The input we use to evaluate your solution is not provided on purpose. It is to prevent students from hard coding optimized solutions for the input. However, you should expect the image size to be large (somewhere around 10,000 x 10,000) with a long list of commands.

Assignment Assumptions

In the automarker, you can/should assume the following when writing your algorithm:

Submission

When you have completed the lab, you will hand in exactly one file, implementation.c, that contains your solution. You submit your assignment by typing:

submitece454f 2 implementation.c

on one of the UG machines. Make sure you have included your identifying information in the print_team_info() function. Remove any extraneous print statements. You can submit your solution as many times as you like before the submission deadline.

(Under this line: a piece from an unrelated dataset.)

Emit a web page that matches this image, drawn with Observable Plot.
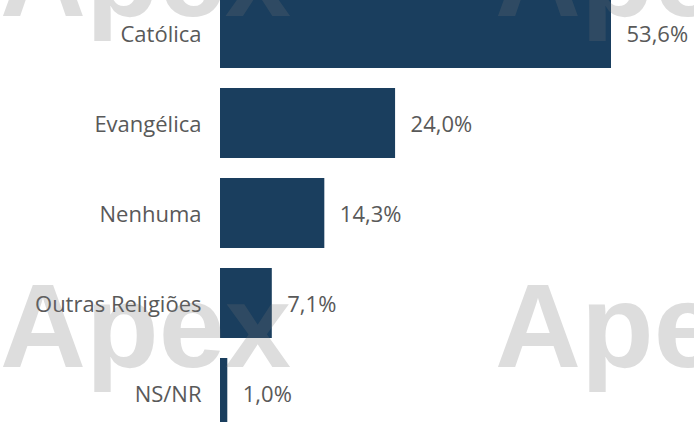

Once you submit your work using the submitece454f command, your submission will be placed in an automarker queue so that your code can be run by our automarker. Our automarker is run on a single dedicated machine. This machine has server-grade hardware (Intel Xeon E5-2430 CPU) similar to what cloud computing providers use compared to the lab machines (Intel Core i7 4790 CPU). After the automarker runs your code, it makes your speedup score available on our web site. This web site's URL will be provided on Piazza.

In most cases, your speedup score should be reflected on our web site within a short period of time after your submission. However, the web site may delay showing the speedup scores up to 24 hours after submission to prevent students from submitting too frequently. If you notice any irregularities with the web site, let us know via a piazza post. We will provide the most up-to-date status of the automarker on Piazza.

We recommend using the UG lab machines to test your code for correctness and to gauge relative performance against your own previous solutions. However, we will assign your final grades based on running your code on our dedicated machine and your marks on our web site. These marks are generally accurate but they may be adjusted if any cheating is observed. We will not use any hidden or extra tests for marking.